Despite being presented at court, their father encouraged both daughters to explore a profession.

== Career ==
Between 1892 and 1895 Ethel and Bessie were articled to Sir Ernest George and Peto, the architectural practice of Ernest George and Harold Peto. In 1893, they both attempted to continue their training by attending the Architectural Association School of Architecture but were refused entry. Ethel completed part of the course offered by the Bartlett School of Architecture, receiving distinctions.

Drawings in the RIBA Collection document her travels through England, France and Italy. After her apprenticeship with Ernest George, she became an assistant to Walter Cave, studying Gothic and domestic architecture.

In June 1898, she passed the RIBA examinations for associate membership. RIBA President at the time, Professor George Aitchison, welcomed Ethel but her admission was opposed by a minority of members, including W. Hilton Nash who stated "it would be prejudicial to the interests of the Institute to elect a lady member". Despite this initial opposition, she was finally granted membership with 51 voting in favor and 16 against. In 1902 she made a representation to the Architectural Association for women to be accepted as practicing architects. However, the Association would not admit any women until 1917.

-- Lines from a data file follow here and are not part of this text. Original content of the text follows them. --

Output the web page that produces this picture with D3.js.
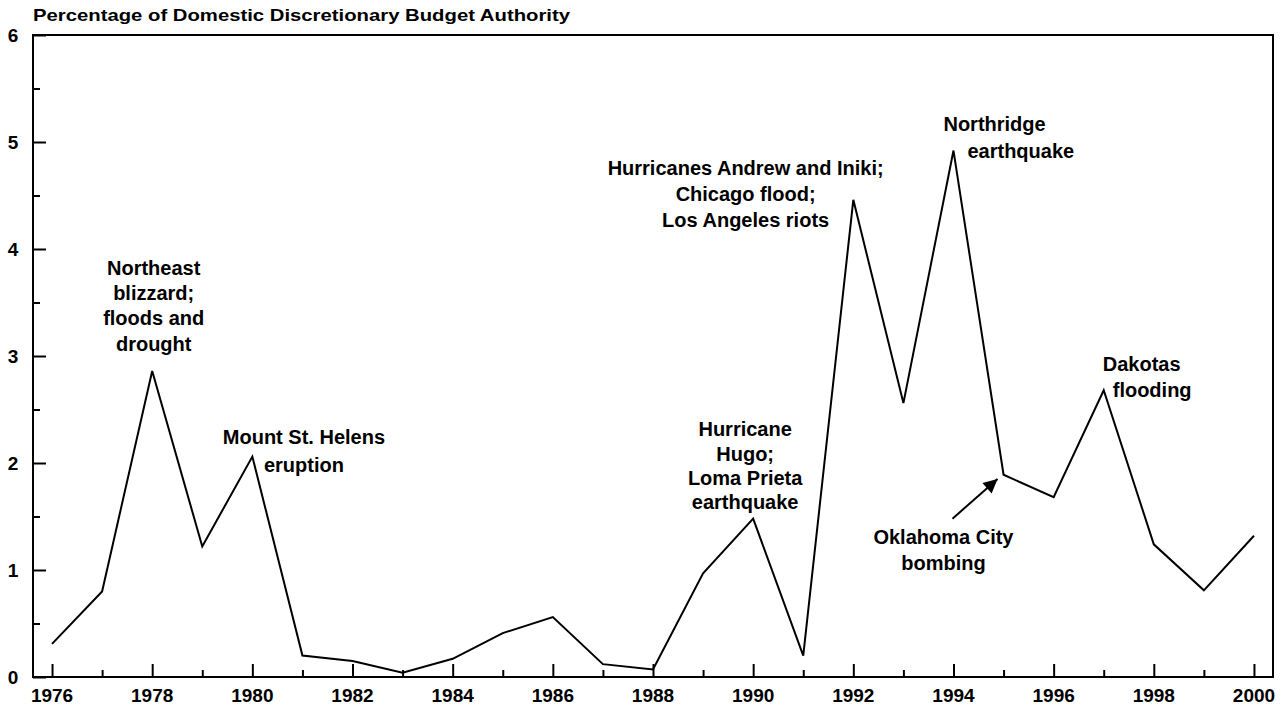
<!DOCTYPE html>
<html>
<head>
<meta charset="utf-8">
<script src="https://cdn.jsdelivr.net/npm/d3@7"></script>
<style>
  body { margin: 0; background: #fff; }
  svg text { font-family: "Liberation Sans", Arial, Helvetica, sans-serif; font-weight: bold; fill: #000; }
</style>
</head>
<body>
<div id="root"></div>
<script>
const years = d3.range(1976, 2001)
const shares = [0.31, 0.80, 2.86, 1.22, 2.06, 0.20, 0.15, 0.04, 0.17, 0.41, 0.56, 0.12, 0.07,
  0.97, 1.48, 0.20, 4.46, 2.56, 4.92, 1.89, 1.68, 2.68, 1.24, 0.81, 1.32]
const yTicks = [0, 1, 2, 3, 4, 5, 6]
const xTickYears = [1976, 1978, 1980, 1982, 1984, 1986, 1988, 1990, 1992, 1994, 1996, 1998, 2000]
const title = 'Percentage of Domestic Discretionary Budget Authority'

// annotations placed in data units (year, value of first baseline)
const notes = [
  { lines: ['Northeast', 'blizzard;', 'floods and', 'drought'], x: 1978.03, y: 3.76, anchor: 'middle', gap: 25.3 },
  { lines: ['Mount St. Helens', 'eruption'], x: 1981.03, y: 2.18, anchor: 'middle', gap: 28 },
  { lines: ['Hurricane', 'Hugo;', 'Loma Prieta', 'earthquake'], x: 1989.84, y: 2.25, anchor: 'middle', gap: 24.3 },
  { lines: ['Hurricanes Andrew and Iniki;', 'Chicago flood;', 'Los Angeles riots'], x: 1989.85, y: 4.69, anchor: 'middle', gap: 26 },
  { lines: ['Northridge', 'earthquake'], x: 1993.8, y: 5.10, anchor: 'start', gap: 27, indent: [0, 24] },
  { lines: ['Dakotas', 'flooding'], x: 1996.98, y: 2.86, anchor: 'start', gap: 26, indent: [0, 10] },
  { lines: ['Oklahoma City', 'bombing'], x: 1993.8, y: 1.24, anchor: 'middle', gap: 25.5 }
]

const W = 1281, H = 708
const m = { left: 33, right: 1273, top: 35, bottom: 677 }

const svg = d3.select('#root').append('svg')
  .attr('width', W)
  .attr('height', H)

const x = d3.scaleLinear().domain([1975.62, 2000.38]).range([m.left, m.right])
const y = d3.scaleLinear().domain([0, 6]).range([m.bottom, m.top])

// frame
svg.append('rect')
  .attr('x', m.left).attr('y', m.top)
  .attr('width', m.right - m.left).attr('height', m.bottom - m.top)
  .attr('fill', 'none').attr('stroke', '#000').attr('stroke-width', 2)

// y axis: inward ticks, minor at halves
svg.append('g')
  .attr('transform', `translate(${m.left},0)`)
  .call(d3.axisRight(y).tickValues(d3.range(0, 6.01, 0.5)).tickSize(0).tickFormat(''))
  .call(g => g.select('.domain').remove())
  .call(g => g.selectAll('.tick line')
    .attr('x2', d => Number.isInteger(d) ? 13 : 7)
    .attr('stroke', '#000').attr('stroke-width', 2))

svg.selectAll('.ylab')
  .data(yTicks)
  .join('text')
  .attr('x', 13)
  .attr('y', d => y(d) + 7)
  .attr('text-anchor', 'middle')
  .style('font-size', '19px')
  .text(d => d)

// x axis: inward ticks, minor on odd years
svg.append('g')
  .attr('transform', `translate(0,${m.bottom})`)
  .call(d3.axisTop(x).tickValues(years).tickSize(0).tickFormat(''))
  .call(g => g.select('.domain').remove())
  .call(g => g.selectAll('.tick line')
    .attr('y2', d => d % 2 === 0 ? -13 : -7)
    .attr('stroke', '#000').attr('stroke-width', 2))

svg.selectAll('.xlab')
  .data(xTickYears)
  .join('text')
  .attr('x', d => x(d))
  .attr('y', 702)
  .attr('text-anchor', 'middle')
  .style('font-size', '19px')
  .text(d => d)

// title
svg.append('text')
  .attr('x', 33).attr('y', 21)
  .attr('textLength', 537)
  .attr('lengthAdjust', 'spacingAndGlyphs')
  .style('font-size', '16.5px')
  .text(title)

// series
svg.append('path')
  .datum(years.map((yr, i) => [yr, shares[i]]))
  .attr('fill', 'none')
  .attr('stroke', '#000')
  .attr('stroke-width', 2)
  .attr('stroke-linejoin', 'miter')
  .attr('d', d3.line().x(d => x(d[0])).y(d => y(d[1])))

// annotations
notes.forEach(n => {
  const t = svg.append('text')
    .attr('text-anchor', n.anchor)
    .style('font-size', '20px')
  n.lines.forEach((ln, i) => {
    t.append('tspan')
      .attr('x', x(n.x) + (n.indent ? n.indent[i] : 0))
      .attr('y', y(n.y) + i * n.gap)
      .text(ln)
  })
})

// arrow to 1995
svg.append('defs').append('marker')
  .attr('id', 'head')
  .attr('viewBox', '0 0 10 10')
  .attr('refX', 10).attr('refY', 5)
  .attr('markerWidth', 18).attr('markerHeight', 14)
  .attr('markerUnits', 'userSpaceOnUse')
  .attr('orient', 'auto')
  .append('path').attr('d', 'M0,0 L10,5 L0,10 z').attr('fill', '#000')

svg.append('line')
  .attr('x1', x(1993.98)).attr('y1', y(1.48))
  .attr('x2', x(1994.88)).attr('y2', y(1.85))
  .attr('stroke', '#000').attr('stroke-width', 2)
  .attr('marker-end', 'url(#head)')
</script>
</body>
</html>
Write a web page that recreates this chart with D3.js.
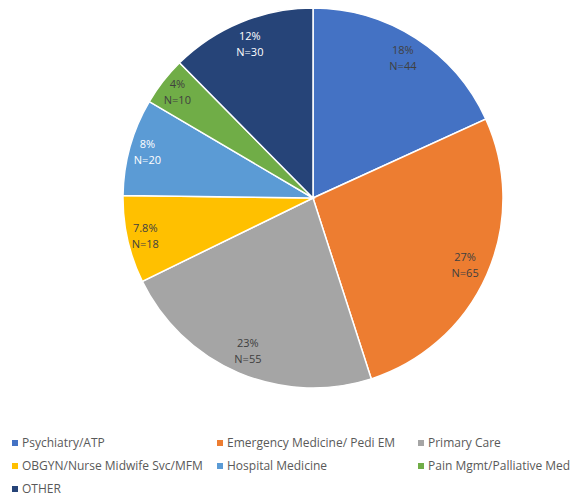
<!DOCTYPE html>
<html>
<head>
<meta charset="utf-8">
<script src="https://cdn.jsdelivr.net/npm/d3@7"></script>
<style>
  body { margin: 0; background: #fff; }
  svg { display: block; font-family: "Open Sans", "Liberation Sans", sans-serif; }
  .lbl { font-size: 11px; text-anchor: middle; }
  .leg text { font-size: 12px; fill: #595959; }
</style>
</head>
<body>
<svg id="chart" width="581" height="496"></svg>
<script>
(function () {
  "use strict";

  // data
  var categories = ["Psychiatry/ATP", "Emergency Medicine/ Pedi EM", "Primary Care",
    "OBGYN/Nurse Midwife Svc/MFM", "Hospital Medicine", "Pain Mgmt/Palliative Med", "OTHER"];
  var counts = [44, 65, 55, 18, 20, 10, 30];
  var pctLabels = ["18%", "27%", "23%", "7.8%", "8%", "4%", "12%"];
  var colors = ["#4472C4", "#ED7D31", "#A5A5A5", "#FFC000", "#5B9BD5", "#70AD47", "#264478"];
  var labelColors = ["#404040", "#404040", "#404040", "#404040", "#ffffff", "#404040", "#ffffff"];

  var svg = d3.select("#chart");
  var cx = 313, cy = 198, R = 190;
  var total = d3.sum(counts);

  var pie = d3.pie().sort(null).value(function (d) { return d; });
  var arcs = pie(counts);
  var arc = d3.arc().innerRadius(0).outerRadius(R);
  // small slices get their labels pushed a bit further out, like Excel does
  function labelPos(d) {
    var r = (d.value / total < 0.1) ? R * 0.905 : R * 0.875;
    return d3.arc().innerRadius(r).outerRadius(r).centroid(d);
  }

  var g = svg.append("g").attr("transform", "translate(" + cx + "," + cy + ")");

  g.selectAll("path.slice")
    .data(arcs)
    .enter().append("path")
      .attr("class", "slice")
      .attr("d", arc)
      .attr("fill", function (d, i) { return colors[i]; })
      .attr("stroke", "#fff")
      .attr("stroke-width", 1.5);

  var lbl = g.selectAll("text.lbl")
    .data(arcs)
    .enter().append("text")
      .attr("class", "lbl")
      .attr("transform", function (d) {
        var c = labelPos(d);
        return "translate(" + c[0] + "," + c[1] + ")";
      })
      .attr("fill", function (d, i) { return labelColors[i]; });
  lbl.append("tspan").attr("x", 0).attr("dy", "-0.35em").text(function (d, i) { return pctLabels[i]; });
  lbl.append("tspan").attr("x", 0).attr("dy", "1.45em").text(function (d, i) { return "N=" + counts[i]; });

  // legend
  var colX = [12, 217, 418];
  var rowY = [443, 466, 489];
  var leg = svg.append("g").attr("class", "leg")
    .selectAll("g")
    .data(categories)
    .enter().append("g")
      .attr("transform", function (d, i) {
        return "translate(" + colX[i % 3] + "," + rowY[Math.floor(i / 3)] + ")";
      });
  leg.append("rect")
    .attr("x", 0).attr("y", -3).attr("width", 6).attr("height", 6)
    .attr("fill", function (d, i) { return colors[i]; });
  leg.append("text")
    .attr("x", 10).attr("y", 4)
    .text(function (d) { return d; });
}());
</script>
</body>
</html>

In 1904, Ethel Charles was awarded the RIBA Silver Medal for her essay ‘The development of architectural art from structural requirements and nature of materials’, which examined relationships between design, materials, and construction methods in a range of architectural styles.

From 1898 to 1905 Ethel and Bessie Charles lived and worked together in Marylebone, London, which provided accommodation for single professional women. Both sisters lived from time to time in the family home in Camberley, Surrey, but later shifted the focus of their architectural practice to Clift Cottage in Flushing, Cornwall. Unable to obtain commissions for large-scale projects which continued to be reserved for men, Ethel Charles was forced to concentrate on modest housing projects such as labourers' cottages, often working with her sister, the second woman to become a member of RIBA. Their most notable work is a Bible Christian Chapel at Mylor Bridge, near Falmouth (1907). They also designed houses on Gyllyngyvase Terrace in Falmouth (1907).

Ethel Charles' orthographic projections of labourers' cottages from 1895 are presented by RIBA as an example of how the Old English style began to evolve towards the Arts and Crafts and Garden City movements. In 1905, she designed three labourers' cottages for Letchworth Garden City.

Charles stated publicly that the best opportunities for architects were in commercial commissions but the only reference to her work on large-scale designs is an untraced prize-winning church in Germany in 1909.

== Post World War One ==
After the First World War, Charles does not appear to have practiced but kept house for her younger brother, army officer Ronald, who was for a time commandant of the Royal Military Academy, Woolwich (1924-1926).

Ethel Charles died on 8 April 1962 in Haverthwaite, Lancashire. She was cremated and her ashes were interred alongside her sister Bessie who had predeceased her in 1932.

== Commemoration ==
Charles left her architectural drawings and sketchbooks to RIBA, which celebrated her as a pioneer woman architect in 2017.